Facing tough times may be here to stay

April 11, 2008, 01:24 PM —  ITworld.com — 

Running a business is no fun. So now that the economy appears to be going south, what's an integrator to do?

There's the business that planned for tough times by cutting its inventory 10 percent. Sure enough sales were down. And they did the same the next year, and the year after. Sure enough, in just a few years sales had dwindled beyond the point of no return. Not a good business model.

There's the tactic used by the IBM of old, in the mainframe era, before PCs had even been dreamed up. When MIS (we didn't call it IT back then) spending declined, the company put more salespeople on the street, not fewer.

How smaller integrators and solutions providers handle times like these varies widely, based on my informal conversations.
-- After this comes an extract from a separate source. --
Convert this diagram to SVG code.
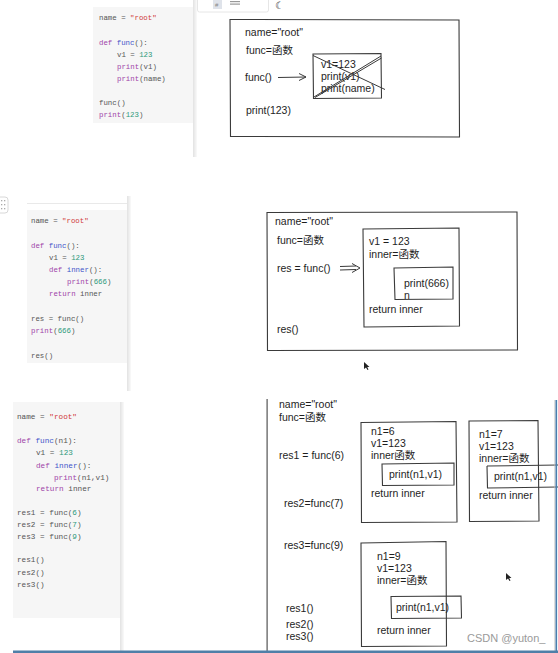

In an effort to avoid layoffs, it seems most are following in the steps of that old IBM strategy. They've hauled out the Rolodex and started calling dormant and then former accounts. Dormant accounts are still yours, at least until you're shown the door. And why did that account go dormant in the first place? Perhaps it was too small to bother with in good times. Maybe the IT director you dealt with left. It could be that your account reps were focused on bringing in new accounts, neglecting some existing ones. In any event, it's the time when you want to step up your marketing efforts.

Whatever the reason, opportunities within these smaller firms may exist. They are the companies less likely to have up-to-date security in place. The data backup products you installed two years ago might be underpowered now. Or the procedures aren't being followed. Computers and other hardware bought more recently may not be protected against voltage spikes or blackouts by a UPS. Their printers may no longer be fast enough. You get the idea.

Curiously, it is in tough economic times when your staff becomes most stable. With your competitors in the same boat, there's no place else for your best people to jump. Even corporate IT departments are cutting staff. So they stay put, perhaps even eager to crank up their productivity a notch or two in the hopes that if you do need to trim the roster, they won't be among those taking the hit. But when productivity goes up and the opportunities are stagnant or, worse, contracting, a layoff may be inevitable.

If it's your clients' IT departments that are taking the hit, the possibility of them outsourcing certain aspects of IT operations may actually grow more attractive. Network administration, fleet management, and certain equipment repair could be seen as opportunities. And if new business or requests for bids come your way, be prepared to cut your already thin margins even thinner; a portion of something is far better than 100 percent of nothing.

One integrator friend I talked to was considering chasing new avenues of opportunity. Home automation, home theater, and home networking topped his list. The thinking is that these are not difficult technologies for an experienced networking techie to master, and would not require much of an investment. That may be true, but as consumer spending plummets in the face of skyrocketing food and gasoline prices, it's not going to be pretty. It's not that he wants to expand the business, it's an effort to provide the staff with enough work to keep them gainfully employed. After all, no one enjoys being the angel of death who has to face an employee and tell them you're sorry, but he or she has to go.

In the past, I worked for some companies that maintained a lean staff. So lean, we rank-and-filers, often overburdened with work, wished they'd hire more people so we could stick to a regular workweek. There was a method to what we thought was management madness; these were the last companies to lay off anyone when business slowed.

Alas, no magic answers exist. It's tough all over. I'm driving less and using the phone more.